Seven of the 12 Kyrene schools located in Ahwatukee Foothills suffered exterior damage to their facilities during Monday evening’s monsoon.

More than 80 trees across Kyrene school grounds were uprooted due to high-speed winds, according to Nancy Dudenhoefer, Kyrene School District community relations manager.

Desert Vista High School in the Tempe Union High School District caught the worst of the storm with its two scoreboards being completely knocked off their foundation, rendering them non-repairable.

The scoreboards will both be replaced, but arrival of the two new scoreboards is not known as of right now.

The storm also damaged the baseball and softball batting cages at the school, which was blown into a nearby neighbor’s yard.

Parts of the baseball and softball field fences at Desert Vista are laying flat due to high-speed winds, and workers are working on clearing the fallen trees that litter across 32nd Street.

Dr.
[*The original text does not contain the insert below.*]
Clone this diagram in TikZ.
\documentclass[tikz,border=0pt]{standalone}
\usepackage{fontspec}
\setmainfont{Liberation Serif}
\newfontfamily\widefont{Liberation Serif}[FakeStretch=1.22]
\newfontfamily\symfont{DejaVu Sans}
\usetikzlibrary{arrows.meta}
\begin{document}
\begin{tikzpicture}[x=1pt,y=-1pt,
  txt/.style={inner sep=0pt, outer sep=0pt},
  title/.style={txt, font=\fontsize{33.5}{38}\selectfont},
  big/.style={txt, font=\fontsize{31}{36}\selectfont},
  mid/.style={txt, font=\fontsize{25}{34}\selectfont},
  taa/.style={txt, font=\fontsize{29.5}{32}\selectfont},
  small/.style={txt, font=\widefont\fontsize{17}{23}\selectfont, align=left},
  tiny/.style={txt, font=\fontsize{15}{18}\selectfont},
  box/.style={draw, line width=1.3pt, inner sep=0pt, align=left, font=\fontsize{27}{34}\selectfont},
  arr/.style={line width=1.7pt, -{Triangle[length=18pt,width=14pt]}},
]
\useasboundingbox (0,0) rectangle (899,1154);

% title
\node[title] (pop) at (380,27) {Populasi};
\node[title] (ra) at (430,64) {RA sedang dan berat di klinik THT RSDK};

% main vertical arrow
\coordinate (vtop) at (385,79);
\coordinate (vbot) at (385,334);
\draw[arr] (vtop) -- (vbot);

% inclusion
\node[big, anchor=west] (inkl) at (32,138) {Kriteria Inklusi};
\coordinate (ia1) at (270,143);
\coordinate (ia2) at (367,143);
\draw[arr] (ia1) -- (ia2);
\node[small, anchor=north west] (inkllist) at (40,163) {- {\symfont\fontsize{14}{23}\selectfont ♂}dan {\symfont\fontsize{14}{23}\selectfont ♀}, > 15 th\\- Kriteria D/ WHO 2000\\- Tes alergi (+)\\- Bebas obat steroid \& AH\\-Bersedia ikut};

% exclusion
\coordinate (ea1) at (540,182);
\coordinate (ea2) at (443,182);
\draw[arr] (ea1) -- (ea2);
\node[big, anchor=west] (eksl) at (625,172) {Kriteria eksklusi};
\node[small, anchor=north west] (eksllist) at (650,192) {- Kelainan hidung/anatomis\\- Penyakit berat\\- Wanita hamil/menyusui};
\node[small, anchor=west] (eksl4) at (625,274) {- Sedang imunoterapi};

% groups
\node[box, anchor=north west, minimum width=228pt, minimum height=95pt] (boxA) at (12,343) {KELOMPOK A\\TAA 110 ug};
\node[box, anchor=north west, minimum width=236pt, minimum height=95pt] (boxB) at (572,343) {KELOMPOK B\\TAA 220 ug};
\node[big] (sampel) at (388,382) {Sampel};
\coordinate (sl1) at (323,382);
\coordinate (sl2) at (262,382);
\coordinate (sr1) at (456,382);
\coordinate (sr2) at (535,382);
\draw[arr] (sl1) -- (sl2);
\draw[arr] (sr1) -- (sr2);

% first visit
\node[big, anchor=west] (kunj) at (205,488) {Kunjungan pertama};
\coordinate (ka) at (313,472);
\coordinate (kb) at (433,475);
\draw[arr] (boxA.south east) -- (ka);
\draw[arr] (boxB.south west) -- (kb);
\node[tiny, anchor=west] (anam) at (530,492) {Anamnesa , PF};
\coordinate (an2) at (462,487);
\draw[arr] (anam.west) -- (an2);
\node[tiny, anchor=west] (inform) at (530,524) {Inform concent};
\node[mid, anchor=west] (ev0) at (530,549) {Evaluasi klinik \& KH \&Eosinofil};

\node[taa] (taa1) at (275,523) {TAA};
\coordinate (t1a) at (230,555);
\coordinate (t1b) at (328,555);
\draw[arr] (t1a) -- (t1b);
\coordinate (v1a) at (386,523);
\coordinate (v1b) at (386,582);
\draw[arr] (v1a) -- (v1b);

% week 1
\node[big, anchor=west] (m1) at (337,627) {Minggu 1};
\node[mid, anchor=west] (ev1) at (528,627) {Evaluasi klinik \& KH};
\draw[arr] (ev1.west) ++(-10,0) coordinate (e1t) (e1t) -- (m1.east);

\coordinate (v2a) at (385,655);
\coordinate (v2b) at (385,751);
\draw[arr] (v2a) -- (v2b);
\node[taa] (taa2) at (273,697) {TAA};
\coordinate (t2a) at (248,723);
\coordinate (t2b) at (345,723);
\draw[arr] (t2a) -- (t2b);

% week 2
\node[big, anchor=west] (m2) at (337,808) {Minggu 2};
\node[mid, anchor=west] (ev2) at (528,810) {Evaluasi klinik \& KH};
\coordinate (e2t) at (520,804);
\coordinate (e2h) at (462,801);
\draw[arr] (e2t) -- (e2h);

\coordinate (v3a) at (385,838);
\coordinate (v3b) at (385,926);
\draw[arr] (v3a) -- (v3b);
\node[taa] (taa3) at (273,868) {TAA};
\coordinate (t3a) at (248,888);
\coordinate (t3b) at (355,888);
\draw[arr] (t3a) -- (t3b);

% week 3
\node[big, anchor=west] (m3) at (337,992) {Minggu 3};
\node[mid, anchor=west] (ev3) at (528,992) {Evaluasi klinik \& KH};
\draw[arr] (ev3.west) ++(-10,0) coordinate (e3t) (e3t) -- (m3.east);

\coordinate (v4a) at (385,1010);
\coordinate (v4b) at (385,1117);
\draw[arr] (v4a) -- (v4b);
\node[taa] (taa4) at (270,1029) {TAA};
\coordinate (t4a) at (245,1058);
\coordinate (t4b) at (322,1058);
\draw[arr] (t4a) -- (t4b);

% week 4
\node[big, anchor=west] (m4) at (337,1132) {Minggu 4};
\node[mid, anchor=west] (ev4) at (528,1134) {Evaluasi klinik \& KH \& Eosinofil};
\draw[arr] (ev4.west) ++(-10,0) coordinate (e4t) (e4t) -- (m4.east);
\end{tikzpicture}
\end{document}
Linda Littell, director of communications for the Tempe Union High School District, said some of the damages the high school suffered can be repaired, with other items having to be replaced.

She said Mountain Pointe High School didn’t receive any damage to its facilities during the July 15 storm.
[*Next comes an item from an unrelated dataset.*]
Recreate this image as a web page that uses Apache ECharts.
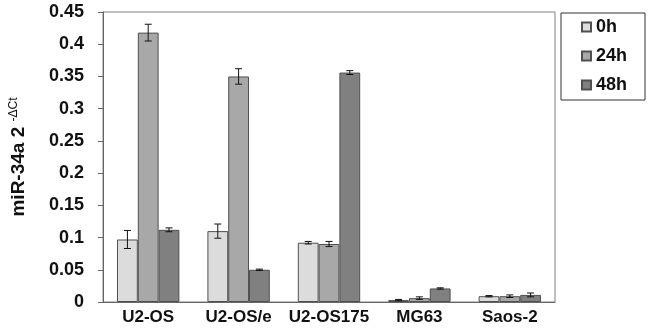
<!DOCTYPE html>
<html>
<head>
<meta charset="utf-8">
<script src="https://cdn.jsdelivr.net/npm/echarts@6/dist/echarts.min.js"></script>
<style>
  html, body { margin: 0; padding: 0; background: #fff; }
  #chart { width: 651px; height: 328px; }
</style>
</head>
<body>
<div id="chart"></div>
<script>
// data
const cellLines = ['U2-OS', 'U2-OS/e', 'U2-OS175', 'MG63', 'Saos-2']
const timePoints = ['0h', '24h', '48h']
const mean0h = [0.097, 0.110, 0.092, 0.003, 0.009]
const mean24h = [0.418, 0.350, 0.090, 0.006, 0.009]
const mean48h = [0.112, 0.050, 0.356, 0.021, 0.011]
const err0h = [0.014, 0.011, 0.002, 0.001, 0.001]
const err24h = [0.013, 0.012, 0.004, 0.002, 0.002]
const err48h = [0.003, 0.001, 0.003, 0.001, 0.003]

const FONT = "'Liberation Sans', Arial, sans-serif"
const barColors = ['#dcdcdc', '#a8a8a8', '#808080']
const means = [mean0h, mean24h, mean48h]
const errs = [err0h, err24h, err48h]
const CAT_GAP = 0.31

const chart = echarts.init(document.getElementById('chart'))

// error bars drawn on top of each bar, same offset as bar series
function errorSeries(idx) {
  return {
    type: 'custom',
    name: 'err' + timePoints[idx],
    z: 5,
    silent: true,
    encode: { x: 0, y: 1 },
    data: cellLines.map((c, i) => [i, means[idx][i], errs[idx][i]]),
    renderItem(params, api) {
      const cat = api.value(0)
      const v = api.value(1)
      const e = api.value(2)
      const bandW = api.size([1, 0])[0]
      const barW = bandW * (1 - CAT_GAP) / 3
      const dx = (idx - 1) * barW
      const hi = api.coord([cat, v + e])
      const lo = api.coord([cat, v - e])
      const x = hi[0] + dx
      const cap = 3.5
      const style = { stroke: '#111', lineWidth: 1 }
      return {
        type: 'group',
        children: [
          { type: 'line', shape: { x1: x, y1: hi[1], x2: x, y2: lo[1] }, style },
          { type: 'line', shape: { x1: x - cap, y1: hi[1], x2: x + cap, y2: hi[1] }, style },
          { type: 'line', shape: { x1: x - cap, y1: lo[1], x2: x + cap, y2: lo[1] }, style }
        ]
      }
    }
  }
}

const barSeries = timePoints.map((t, idx) => ({
  name: t,
  type: 'bar',
  data: means[idx],
  barGap: 0,
  barCategoryGap: (CAT_GAP * 100) + '%',
  itemStyle: {
    color: barColors[idx],
    borderColor: '#505050',
    borderWidth: 1
  }
}))

const option = {
  animation: false,
  textStyle: { fontFamily: FONT },
  grid: {
    left: 99,
    right: 96,
    top: 12,
    bottom: 26,
    show: true,
    borderColor: '#808080',
    borderWidth: 1
  },
  legend: {
    data: timePoints,
    orient: 'vertical',
    left: 561,
    top: 13,
    padding: [5, 18, 6, 20],
    itemWidth: 9,
    itemHeight: 9,
    itemGap: 11,
    borderColor: '#333',
    borderWidth: 1,
    icon: 'rect',
    textStyle: { fontFamily: FONT, fontSize: 18, fontWeight: 'bold', color: '#111' }
  },
  xAxis: {
    type: 'category',
    data: cellLines,
    axisLine: { lineStyle: { color: '#666', width: 1 } },
    axisTick: { show: false },
    axisLabel: {
      interval: 0,
      margin: 7,
      fontFamily: FONT,
      fontSize: 17,
      fontWeight: 'bold',
      color: '#111'
    }
  },
  yAxis: {
    type: 'value',
    min: 0,
    max: 0.45,
    interval: 0.05,
    name: '{main|miR-34a 2 }{sup|-ΔCt}',
    nameLocation: 'middle',
    nameRotate: 90,
    nameGap: 73,
    nameTextStyle: {
      rich: {
        main: { fontFamily: FONT, fontSize: 19, fontWeight: 'bold', color: '#111', lineHeight: 22 },
        sup: { fontFamily: FONT, fontSize: 12, color: '#111', verticalAlign: 'top', lineHeight: 22 }
      }
    },
    splitLine: { show: false },
    axisLine: { show: true, lineStyle: { color: '#666', width: 1 } },
    axisTick: { show: true, length: 5, lineStyle: { color: '#666' } },
    axisLabel: {
      margin: 19,
      fontFamily: FONT,
      fontSize: 18,
      fontWeight: 'bold',
      color: '#111'
    }
  },
  series: barSeries.concat(timePoints.map((t, idx) => errorSeries(idx)))
}

chart.setOption(option)
</script>
</body>
</html>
There were some minor damages to Desert Vista’s roof, but it wasn’t anything major, according to Littell.

The cost of the damages is still unknown, but will be calculated when clean-up crews are done, she said.

“The crews have been out cleaning up the grounds from the damages, and will then turn in the claim to our Trust, which is our insurance company,” Littell said, adding that the damages suffered at Desert Vista will be cleared away before school starts on Aug. 5.
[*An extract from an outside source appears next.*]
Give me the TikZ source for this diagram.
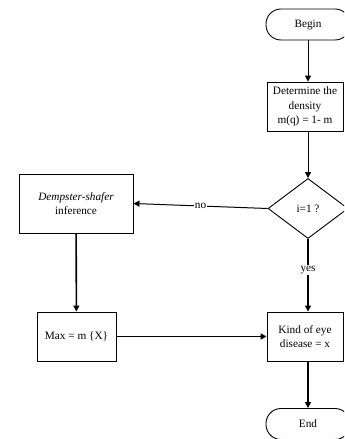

Meanwhile at Kyrene schools throughout Ahwatukee, Dudenhoefer said the trees that were knocked down during the storm are being replaced with new ones by the district’s insurance company, Arizona School Retention Trust. 

She said that the seven schools caught in the crosshairs of the storm suffered mainly exterior damage to their grounds. However, Kyrene de la Estrella Elementary School did suffer from major leaks throughout the building’s roof, which was originally planned to be replaced.

As of this time the Kyrene School District is trying to identify the damages to schools hit by the storm and clear out the areas before Meet the Teachers Night, which will be from 5 to 7 p.m. on July 31 for middle schools, and from 5:30 to 7 p.m. on Aug. 1 for elementary schools.

“The damages are visually hard to look at, but the schools are still intact,” Dudenhoefer said. “We want to make sure that people see we are trying to take care of the schools just how the town is being taken care of.”